17. A fluid treatment apparatus according to claim 15, wherein said means for aspirating said active particles includes means for lowering a pressure of said electrolytic dissociation chamber below 50 Torr.

18. A fluid treatment apparatus according to claims 15, wherein said means for generating active particles includes means for charging electrodes for producing a silent discharge in said electrolytic dissociation chamber.

19. A fluid treatment apparatus according to claim 18, wherein said means for charging electrodes for producing the silent discharge includes means for raising a temperature of said electrolytic dissociation chamber above an atmospheric temperature.

20. A fluid treatment apparatus according to claim 18, wherein said means for charging electrodes for producing the silent discharge includes means for raising a temperature of said electrolytic dissociation chamber above 600K.

21. A fluid treatment apparatus according to claim 18, wherein said means for generating said active particles includes means for generating oxygen atoms from oxygen molecules introduced to said electrolytic dissociation chamber.

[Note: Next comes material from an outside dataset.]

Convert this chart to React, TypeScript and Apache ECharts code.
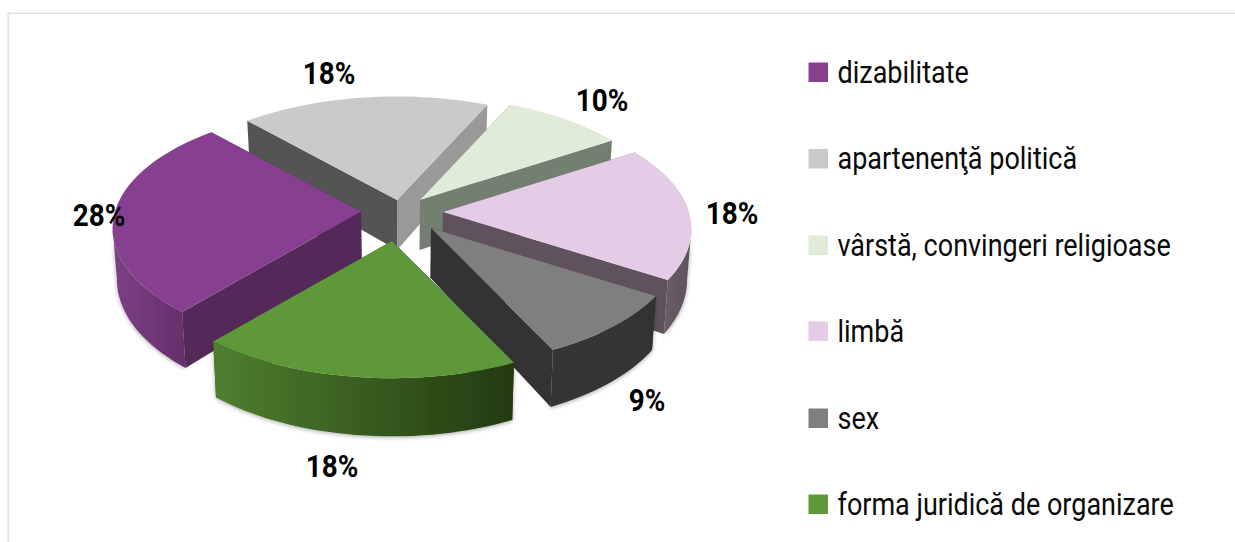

22. A fluid treatment apparatus according to claim 18, wherein said means for generating said active particles includes means for generating OH radicals from H.sub.2 O molecules introduced to said electrolytic dissociation chamber.

23. A fluid treatment apparatus according to claim 15, wherein said means for supplying said carrier gas includes means for supplying a pressurized inert gas.

24. A fluid treatment apparatus according to claim 15, wherein said means for jetting said source fluid includes means for jetting said source fluid from said jet throat in a direction of gravitational force.